The blue-chip average hasn’t crossed above the 12,000-mark since early-August, and is within 800 points of reaching its highest close in 2011. Indeed, the Dow is nearly 1,400 points off of its 2011 lows. Meanwhile, volatility plunged 12%, and yields on government debt rose, indicating traders are rushing back into equity markets.
Financials were the best performers on the day, followed by energy and basic materials shares. Defensive stocks, like healthcare and consumer staples, however, lagged far behind the broader markets.
Wall Street has been driven higher and lower by headlines from across the Atlantic in recent months as market participants have fretted over the specter that the euro zone debt crisis could spark another credit crunch and seize already fragile global economies.
Policymakers meeting at a summit in Brussels forged a deal early Thursday morning that analysts say represents a major step forward for the 17-member currency bloc.
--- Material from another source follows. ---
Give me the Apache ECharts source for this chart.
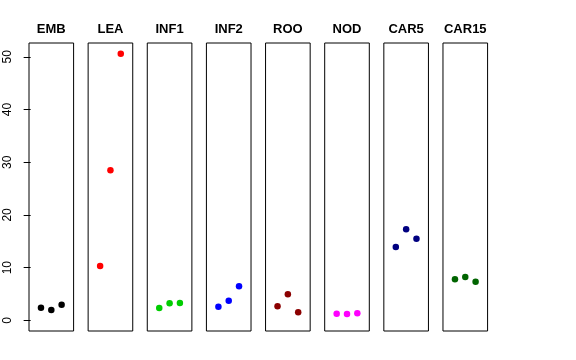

Private holders of Greece’s government debt agreed to a voluntary writedown of 50%, potentially staving off a default, and a pushing the embattled country’s level of debt as compared to economic output down to 120% by 2020 from 160% presently. There were worries by market participants that a default by Greece would weigh heavily European banks, which had seen their shares decline heavily.
The leaders meeting at the summit also agreed to leverage the $610 billion European Financial Stability Facility “four of five fold,” which is expected to boost its firepower upward of $1.4 trillion, depending on how it is deployed. Additionally, European banks will have to boost tier-1 capital levels to 9% by June 2012 to provide a bigger buffer against sovereign exposure.
Still, doubts remained Europe’s ability to quickly finalize the agreement that was reached Thursday morning.